Héctor A. Gil Müller
En la tradición judeocristiana el 25 de diciembre, tras una noche de alumbramiento, el mismo universo presentó con sus estrellas el nacimiento del mesías. Cristo nacía. El cumplimiento profético llegaba, desde el tiempo de la creación se había dicho que el enemigo sería vencido, la confianza de quienes recordaban como el fuego y la nube guiaban por el desierto, un triunfo tan magnífico como aquel que rompió las murallas de jericó, el cumplimiento prometido pero no como se esperaba. Llegaba un descendiente de David, el rey que había llevado al esplendor guerrero a Israel, aquel pastor que había enfrentado gigantes, leones y a todos los enemigos que subyugaron a la nación prometida.
Era obvio pensar que el descendiente de David, el Rey de Reyes y Señor de Señores vendría envuelto en fama, poderío y glamour. La descripción que hacía Isaías, en medio del mayor dolor y clamor de una nación casi destruida, en medio del hambre y el dolor incluía adjetivos y superlativos; admirable, consejero, Dios fuerte, príncipe de paz. Pero, el mismo “pero” que había vivido David cuando enfrentó a los jebuseos, una nación feroz que habían dicho a David que bastaban sus ciegos y cojos para derrotar a todo el ejercito de Israel. De ellos la biblia no describe la batalla solamente se escribió, después de la amenaza, un; “pero Jehová dio la victoria a David”, esa misma intervención siglos después regresaba. Pero Dios envió al Rey naciendo en un pesebre, de una madre primeriza, huyendo de una amenaza política. El rey divino hecho hombre elevaba sus primeros llantos en medio de pastores, sabios de oriente y una muy escueta familia.

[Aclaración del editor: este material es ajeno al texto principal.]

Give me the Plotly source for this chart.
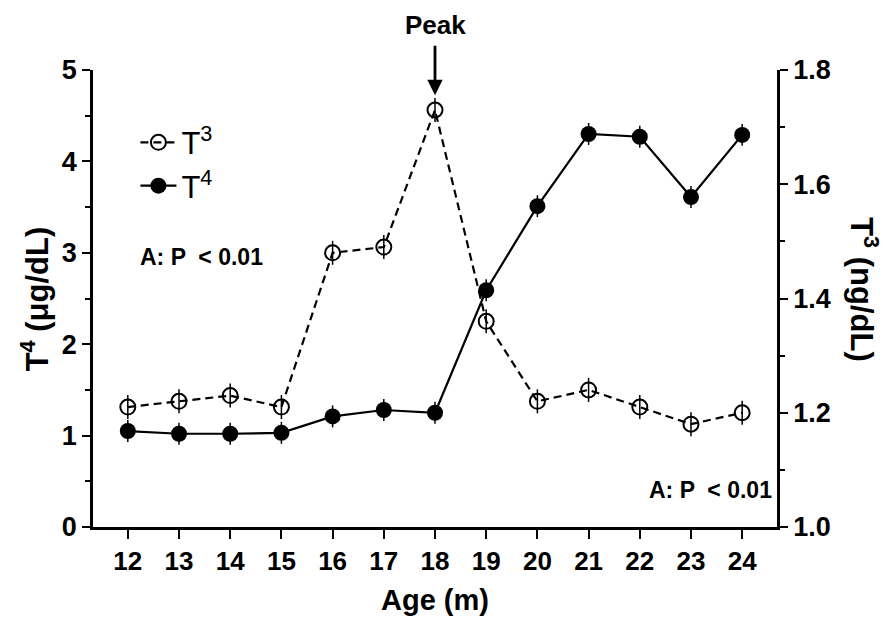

El nuevo Rey, llegaba a un pueblo que no lo reconocía, en un tiempo que no lo albergaba, con un ejército que ya no existía, sin palacio, y con la amarga expectativa de una corona espinada, una cruz por capa y martirio por paseo. Nacía un niño cuya batalla tendría efectos eternos, un puente que no enfrentó una batalla entre naciones, sino una batalla por las naciones. En pequeña y humilde cuna la única y grande salvación. La promesa llegaba, no en el tiempo del dolor, sino en el tiempo inesperado. La promesa de descanso llegaba con la agobia de ser descubiertos en una larga huida. La promesa de abundancia llegaba envuelta entre paja por no tener posada, la promesa de victoria llegaba franqueada por pastores sin la valentía de cambiar un cayado por una espada.
Así la vida, envuelta en pequeñas cosas, el nacimiento de la mayor esperanza no advierte un gran movimiento, sino el fin de un arduo camino. Afirmar que vivimos la Navidad no es el nacimiento de una promesa, sino el cumplimiento de la misma, no es lo obsoleto es lo absoluto. Si decimos que somos diferentes tras una Navidad es porque entendimos el valor de las pequeñas cosas. Tenemos el hoy, en aquellos días, del nacimiento victorioso, el clamor de las generaciones que habían fraguado el desierto, que habían vencido la esclavitud y habían reconstruido Jerusalem finalmente llegaban.
Que seamos mejores, porque el camino recorrido, sea grato o amargo, nos ha traído aquí. Que seamos mejores, porque el camino que sigue con tormentas o sin ellas, parte de aquí. El momento justo de un renacimiento. El momento después de la Navidad.